The changing leadership culture in Northern Territory Indigenous remote community schools: Implications for Indigenous female principals and school-community partnerships

Year: 2007

Author: Kamara, Martha

Type of paper: Refereed paper

The leadership culture in Indigenous remote community schools is gradually changing as education executives in the Northern Territory in Australia are increasingly aware of the relevance of bridging the cultural-gap between Indigenous and contemporary leadership in the administration of these schools. Through professional development programs, Indigenous female school principals in the NT participate in leadership training programs to progress leadership capacity and foster effective school community partnerships. These programs generally emphasise the acquisition of conventional leadership constructs that are characteristic of systemic (Eurocentric) leadership frameworks on the assumption that they have the potential to bring about effective accomplishment of educational outcomes.

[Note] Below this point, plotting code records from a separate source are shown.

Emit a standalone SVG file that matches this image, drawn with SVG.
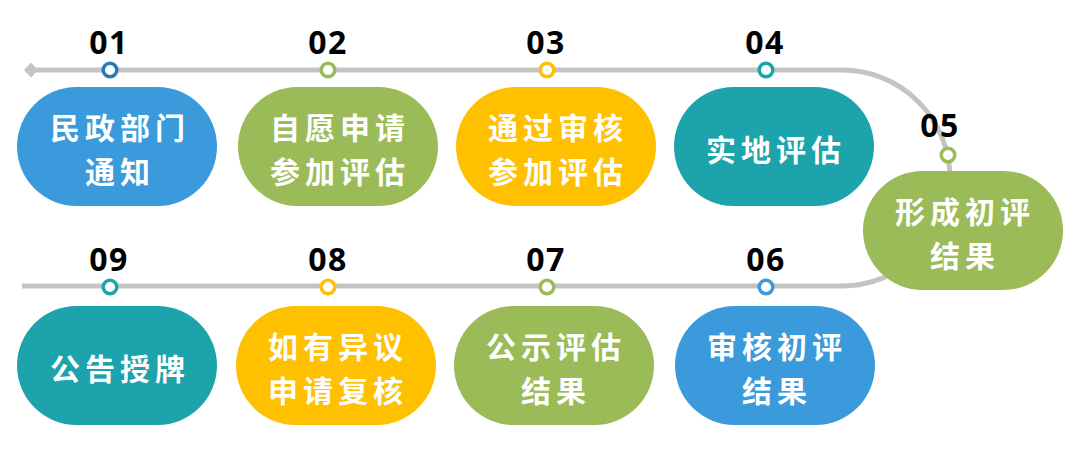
<svg xmlns="http://www.w3.org/2000/svg" width="1080" height="474" viewBox="0 0 1080 474">
<style>
.track{fill:none;stroke:#C4C4C4;stroke-width:5}
.dot{fill:#fff;stroke-width:3.5}
.num{font-family:"Open Sans","Liberation Sans",sans-serif;font-weight:700;font-size:32px;fill:#000;text-anchor:middle;letter-spacing:1.5px}
.lbl{font-family:"Noto Sans CJK SC","Noto Sans",sans-serif;font-weight:700;font-size:30px;fill:#fff;text-anchor:middle;letter-spacing:5px}
.blue{fill:#3A9ADB}.green{fill:#9BBB59}.yellow{fill:#FFC000}.teal{fill:#1CA3AC}
</style>
<rect width="1080" height="474" fill="#fff"/>
<g id="connectors">
<path class="track" d="M32,70 H842 A108,108 0 0 1 842,286 H22"/>
<path d="M24,70 L31,62.5 L38,70 L31,77.5 Z" fill="#C4C4C4"/>
</g>
<g id="n01"><rect class="blue" x="17" y="87" width="200" height="119" rx="59.5"/><text class="lbl" x="120" y="139">民政部门</text><text class="lbl" x="120" y="183">通知</text><text class="num" x="109" y="54">01</text><circle class="dot" cx="110" cy="70" r="6.8" stroke="#2A78B4"/></g>
<g id="n02"><rect class="green" x="238" y="87" width="200" height="119" rx="59.5"/><text class="lbl" x="340" y="139">自愿申请</text><text class="lbl" x="340" y="183">参加评估</text><text class="num" x="328" y="54">02</text><circle class="dot" cx="328" cy="70" r="6.8" stroke="#9BBB59"/></g>
<g id="n03"><rect class="yellow" x="456" y="87" width="200" height="119" rx="59.5"/><text class="lbl" x="558" y="139">通过审核</text><text class="lbl" x="558" y="183">参加评估</text><text class="num" x="546" y="54">03</text><circle class="dot" cx="547" cy="70" r="6.8" stroke="#FFC000"/></g>
<g id="n04"><rect class="teal" x="674" y="87" width="200" height="119" rx="59.5"/><text class="lbl" x="776" y="161">实地评估</text><text class="num" x="765" y="54">04</text><circle class="dot" cx="766" cy="70" r="6.8" stroke="#1CA3AC"/></g>
<g id="n05"><rect class="green" x="863" y="171" width="200" height="119" rx="59.5"/><text class="lbl" x="965" y="223">形成初评</text><text class="lbl" x="965" y="267">结果</text><text class="num" x="940" y="137">05</text><circle class="dot" cx="948" cy="155" r="6.8" stroke="#9BBB59"/></g>
<g id="n06"><rect class="blue" x="675" y="306" width="200" height="119" rx="59.5"/><text class="lbl" x="777" y="358">审核初评</text><text class="lbl" x="777" y="402">结果</text><text class="num" x="766" y="271">06</text><circle class="dot" cx="766" cy="287" r="6.8" stroke="#3A9ADB"/></g>
<g id="n07"><rect class="green" x="454" y="306" width="200" height="119" rx="59.5"/><text class="lbl" x="556" y="358">公示评估</text><text class="lbl" x="556" y="402">结果</text><text class="num" x="546" y="271">07</text><circle class="dot" cx="547" cy="287" r="6.8" stroke="#9BBB59"/></g>
<g id="n08"><rect class="yellow" x="236" y="306" width="200" height="119" rx="59.5"/><text class="lbl" x="338" y="358">如有异议</text><text class="lbl" x="338" y="402">申请复核</text><text class="num" x="328" y="271">08</text><circle class="dot" cx="328" cy="287" r="6.8" stroke="#FFC000"/></g>
<g id="n09"><rect class="teal" x="17" y="306" width="200" height="119" rx="59.5"/><text class="lbl" x="120" y="380">公告授牌</text><text class="num" x="109" y="271">09</text><circle class="dot" cx="110" cy="287" r="6.8" stroke="#1CA3AC"/></g>
</svg>
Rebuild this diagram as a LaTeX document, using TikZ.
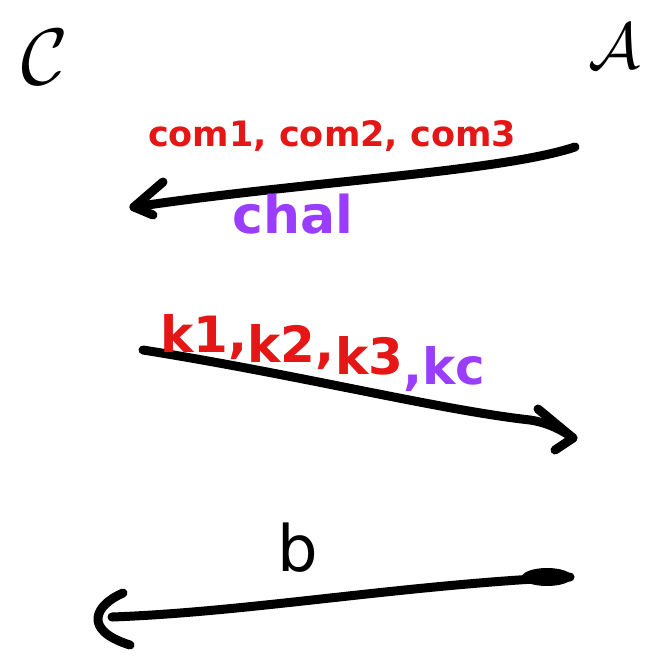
\documentclass[tikz,border=0pt]{standalone}
\usepackage{fontspec}
\setmainfont{DejaVu Sans}
\definecolor{penred}{HTML}{E51616}
\definecolor{penpurple}{HTML}{9B3DFF}
\tikzset{
  pen/.style={line width=9pt, line cap=round, line join=round, black},
  lbl/.style={inner sep=0pt, font=\bfseries},
  kred/.style={lbl, text=penred, font=\bfseries\fontsize{50}{50}\selectfont, anchor=base west},
  kpur/.style={lbl, text=penpurple, font=\bfseries\fontsize{50}{50}\selectfont, anchor=base west},
  party/.style={inner sep=0pt},
}
\begin{document}
\begin{tikzpicture}[x=1pt,y=-1pt]
\useasboundingbox[fill=white] (0,0) rectangle (663,660);
% parties
\node[party] (C) at (45,57) {\scalebox{8}{$\mathcal{C}$}};
\node[party] (A) at (614,46) {\scalebox{6.5}{$\mathcal{A}$}};
% arrow 1
\coordinate (a1s) at (575,147);
\coordinate (a1e) at (134,207);
\draw[pen] (a1s) .. controls (500,172) and (300,182) .. (a1e);
\draw[pen] (163,182) -- (a1e) -- (153,215);
\node[lbl, text=penred, font=\bfseries\fontsize{35}{35}\selectfont] (com) at (332,136) {com1, com2, com3};
\node[lbl, text=penpurple, font=\bfseries\fontsize{52}{52}\selectfont] (chal) at (293,214) {chal};
% arrow 2
\coordinate (a2s) at (143,350);
\coordinate (a2e) at (573,438);
\draw[pen] (a2s) .. controls (300,375) and (440,410) .. (530,420) .. controls (550,423) and (565,432) .. (a2e);
\draw[pen] (538,409) -- (a2e) -- (555,450);
\node[kred] (k1) at (160,352) {k1,};
\node[kred] (k2) at ([yshift=-10pt]k1.base east) {k2,};
\node[kred] (k3) at ([yshift=-12pt]k2.base east) {k3};
\node[kpur] (kc) at ([yshift=-10pt]k3.base east) {,kc};
% arrow 3
\coordinate (a3s) at (570,577);
\coordinate (a3e) at (112,617);
\fill (547,577) ellipse [x radius=25, y radius=9];
\draw[pen] (a3s) .. controls (400,585) and (250,612) .. (a3e);
\draw[pen] (123,593) .. controls (95,605) and (82,630) .. (130,645);
\node[lbl, font=\fontsize{64}{64}\selectfont] (b) at (298,548) {b};
\end{tikzpicture}
\end{document}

Hence, Indigenous school principals are encouraged to integrate such frameworks that are culturally appropriate in their schools. Yet there is no agreed understanding among education executives, Indigenous school principals and community leaders about how such integration should occur; degree of integration in specific leadership tasks; or whether such integration could be aligned with school community partnerships. This paper will explore emerging questions on educational change and transformational leadership in Indigenous community schools; and drawing on Hofstede's analysis of cultural disparity, consider implication for Indigenous female principals and school community partnerships in the evolving leadership culture in Indigenous remote community schools.